[Records with drawing code]
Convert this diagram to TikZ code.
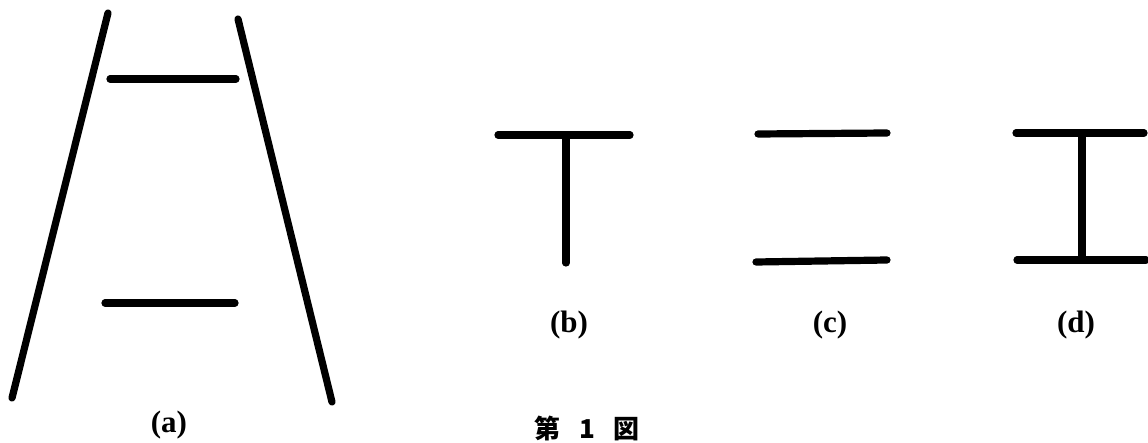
\documentclass[tikz,border=0pt]{standalone}
\usepackage{fontspec}
\setmainfont{Liberation Serif}
\newfontfamily\jpfont{Noto Sans CJK JP}
\begin{document}
\begin{tikzpicture}[
  x=0.5pt, y=-0.5pt,
  bar/.style={line width=3.6pt, line cap=round},
  lbl/.style={font=\fontsize{15.5}{17}\selectfont\bfseries}
]
  \useasboundingbox (0,0) rectangle (1148,443);

  % (a) ladder
  \coordinate (lt) at (108,13);  \coordinate (lb) at (12,398);
  \coordinate (rt) at (238,19);  \coordinate (rb) at (332,402);
  \coordinate (u1) at (110,79);  \coordinate (u2) at (236,79);
  \coordinate (v1) at (105,303); \coordinate (v2) at (235,303);
  \draw[bar] (lt) -- (lb);
  \draw[bar] (rt) -- (rb);
  \draw[bar] (u1) -- (u2);
  \draw[bar] (v1) -- (v2);
  \node[lbl] (la) at (169,425) {(a)};

  % (b)
  \coordinate (b1) at (498,135); \coordinate (b2) at (630,135);
  \coordinate (bt) at (566,135); \coordinate (bb) at (566,263);
  \draw[bar] (b1) -- (b2);
  \draw[bar] (bt) -- (bb);
  \node[lbl] (lbb) at (569,325) {(b)};

  % (c)
  \coordinate (c1) at (758,134); \coordinate (c2) at (887,133);
  \coordinate (c3) at (756,262); \coordinate (c4) at (887,260);
  \draw[bar] (c1) -- (c2);
  \draw[bar] (c3) -- (c4);
  \node[lbl] (lc) at (830,325) {(c)};

  % (d)
  \coordinate (d1) at (1016,133); \coordinate (d2) at (1144,133);
  \coordinate (d3) at (1017,260); \coordinate (d4) at (1146,260);
  \coordinate (dt) at (1082,133); \coordinate (db) at (1082,260);
  \draw[bar] (d1) -- (d2);
  \draw[bar] (d3) -- (d4);
  \draw[bar] (dt) -- (db);
  \node[lbl] (ld) at (1076,325) {(d)};

  \node[font=\jpfont\bfseries\fontsize{13}{15}\selectfont] (cap) at (587,428)
    {第\hspace{0.7em}1\hspace{0.7em}図};
\end{tikzpicture}
\end{document}
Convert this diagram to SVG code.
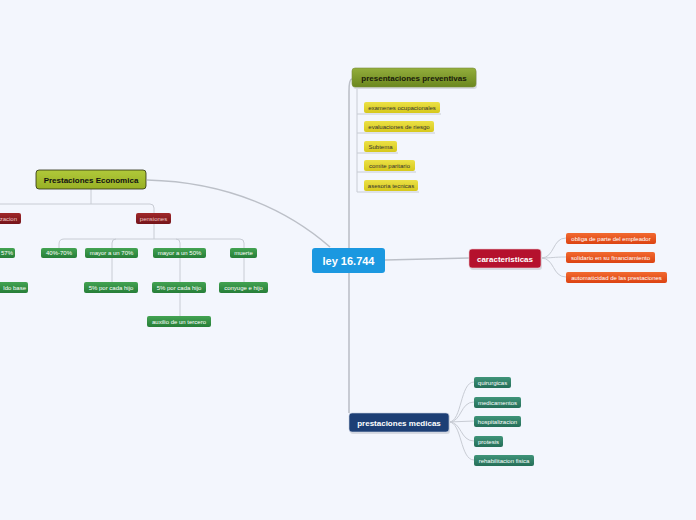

§ Task requirements:
Reproduce the material above verbatim; omit every picture.

§ Task response:
Convert this diagram to TikZ code.
\documentclass[tikz,border=0pt]{standalone}
\usepackage{fontspec}
\setmainfont{Liberation Serif}
\newfontfamily\jpfont{Noto Sans CJK JP}
\begin{document}
\begin{tikzpicture}[
  x=0.5pt, y=-0.5pt,
  bar/.style={line width=3.6pt, line cap=round},
  lbl/.style={font=\fontsize{15.5}{17}\selectfont\bfseries}
]
  \useasboundingbox (0,0) rectangle (1148,443);

  % (a) ladder
  \coordinate (lt) at (108,13);  \coordinate (lb) at (12,398);
  \coordinate (rt) at (238,19);  \coordinate (rb) at (332,402);
  \coordinate (u1) at (110,79);  \coordinate (u2) at (236,79);
  \coordinate (v1) at (105,303); \coordinate (v2) at (235,303);
  \draw[bar] (lt) -- (lb);
  \draw[bar] (rt) -- (rb);
  \draw[bar] (u1) -- (u2);
  \draw[bar] (v1) -- (v2);
  \node[lbl] (la) at (169,425) {(a)};

  % (b)
  \coordinate (b1) at (498,135); \coordinate (b2) at (630,135);
  \coordinate (bt) at (566,135); \coordinate (bb) at (566,263);
  \draw[bar] (b1) -- (b2);
  \draw[bar] (bt) -- (bb);
  \node[lbl] (lbb) at (569,325) {(b)};

  % (c)
  \coordinate (c1) at (758,134); \coordinate (c2) at (887,133);
  \coordinate (c3) at (756,262); \coordinate (c4) at (887,260);
  \draw[bar] (c1) -- (c2);
  \draw[bar] (c3) -- (c4);
  \node[lbl] (lc) at (830,325) {(c)};

  % (d)
  \coordinate (d1) at (1016,133); \coordinate (d2) at (1144,133);
  \coordinate (d3) at (1017,260); \coordinate (d4) at (1146,260);
  \coordinate (dt) at (1082,133); \coordinate (db) at (1082,260);
  \draw[bar] (d1) -- (d2);
  \draw[bar] (d3) -- (d4);
  \draw[bar] (dt) -- (db);
  \node[lbl] (ld) at (1076,325) {(d)};

  \node[font=\jpfont\bfseries\fontsize{13}{15}\selectfont] (cap) at (587,428)
    {第\hspace{0.7em}1\hspace{0.7em}図};
\end{tikzpicture}
\end{document}
Convert this diagram to SVG code.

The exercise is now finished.